Last month, Dubai has set a new World-record by announcing an 800 MW solar project, which will be used to generate electricity at only Rs 2.2 per unit (2.99 cents). Coming to the similar projects in India, the lowest quote has been from the Finnish company Fortum Energy for Rs 4.34 per unit. Solar-technology has been gaining popularity in the recent times with the advent of several climate change pacts, signed at global platforms. However, the increased costs of constructing such solar parks in India seems to be one of the downhills for developing countries.

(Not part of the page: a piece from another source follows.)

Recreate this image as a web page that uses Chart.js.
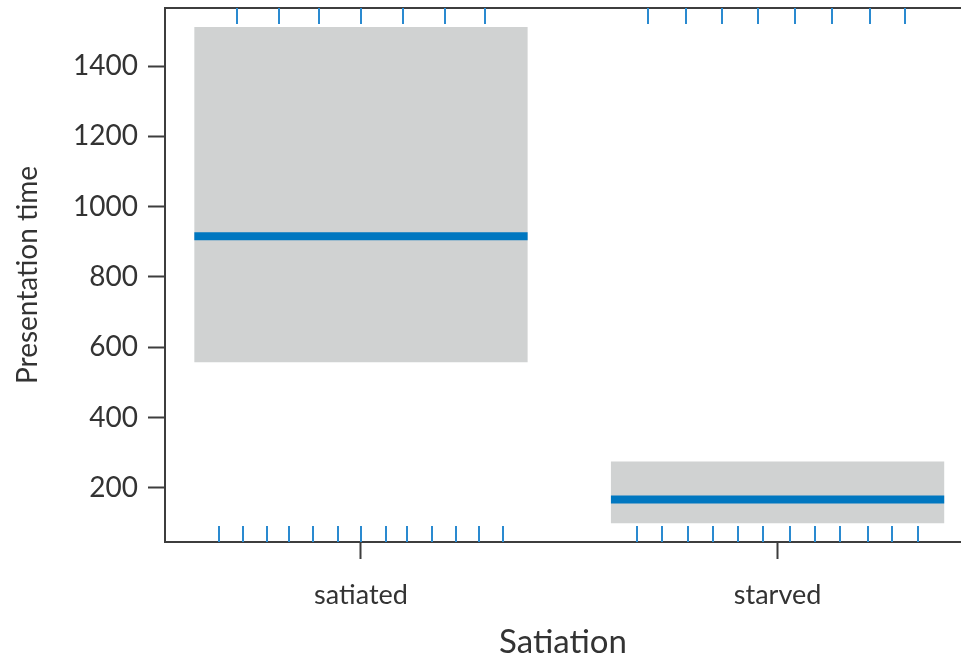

The lowest bid in India has been of Rs 4.34 per unit, for constructing a 70MW project in Rajasthan. Though there are speculations that the cost per unit of this project may be reduced by some extent, it is very unlikely to expect that it will reach to the Dubai’s estimates of Rs 2.2 per unit. So, why is that difference when it comes to India?.
“We cannot compare the project estimates like-for-like with those of Dubai, as the costs and risk factors are completely different in India”, says Sujoy Ghosh, country head of India at First Solar. “If you compare, Dirham is much stronger than rupee against the US dollar. As a result, for every technological import you make from foreign countries will impact the total cost. In addition, the risk factors in India are high. Arranging for project land is burdensome, as most of the times it will involve evacuation”.
“Another important aspect is the difference in expectation of percentage of returns on the investments, which is less in Dubai when compared to what is followed in India. Indian businesses seek 18%-20% returns while, DEWA, the Electricity Board in Dubai seek only 10% returns on their investments”, Mr Ghosh added.
Chairman of the Renewable Energy College in Kolkata, Mr SP Gon Choudhury opined, “We can also look at this in another angle. The Sun ray’s are more intense in Dubai and a 1MW solar plant can generate 20 lakh units of power for them. But, in India the average is about 16 lakh units. Lower generation leads to lower capacity utilisation and higher cost of generation.”
Mr Choudhury added that even constructing solar parks in desserts like Rajasthan will not help, as again the costs of evacuation will add up to the total expenditure of the project.